Rubin called what he did with L.L. Cool J, the Beastie Boys, and Public Enemy “black rock’n’roll”: “Def Jam makes rock records for black people,” he claimed at the time, consistently arguing that hip hop had more in common with heavy rock and hard-core punk than the disco or soul that it was normally categorized with.

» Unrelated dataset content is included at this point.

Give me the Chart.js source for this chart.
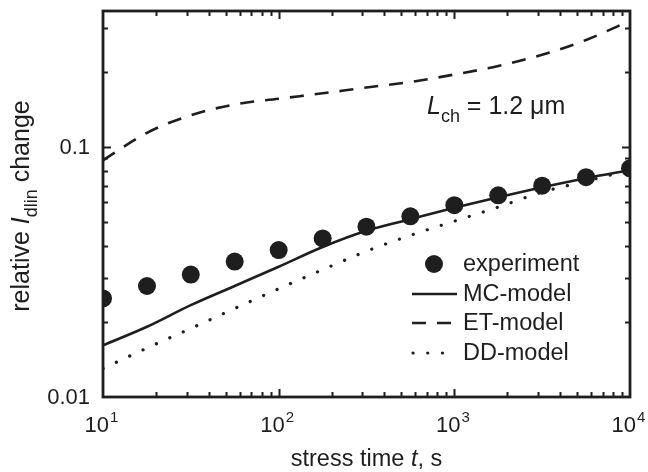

This was a view not necessarily shared by Russell Simmons, Rubin’s Def Jam partner at the time. “While I was making records like the Beasties, Original Concept, and Public Enemy,” says Rubin, “Russell was working on stuff like Oran ‘Juice’ Jones, Tashan, Chuck Stanley, and Alyson Williams. I didn’t particularly like those records, and we had disagreements. I remember him asking me why I was wasting my time on a black punk-rock group like Public Enemy who weren’t going to sell any records: ‘Why waste your time on that garbage when you can have number one hits with the Bangles?’ I said, ‘Russell, this is my favorite record in the world.’ It’s funny now reading magazines, where Russell says he discovered P.E. Leaving Def Jam had as much to do with wanting to remain friends with Russell as anything else.”

Rubin not only left hip hop and Def Jam—he also left New York, relocating to Los Angeles, where he set up a new label, Def American. He’s now a familiar sight on the Hollywood club circuit—schmoozing at the Rainbow, or cruising down Sunset Boulevard in his black Corvette. It’s an ideal rock’n’roll lifestyle, clouded only by the Geto Boys dispute.

“A major factor in leaving CBS was that they wouldn’t put out my Slayer album,” Rubin says ruefully. “I’ve spent two years developing a relationship with Geffen, and it would be a shame to have to leave over this record. It’s just a question of how comfortable I’ll be with staying.”

At press time Rubin hadn’t found a label to distribute the Geto Boys.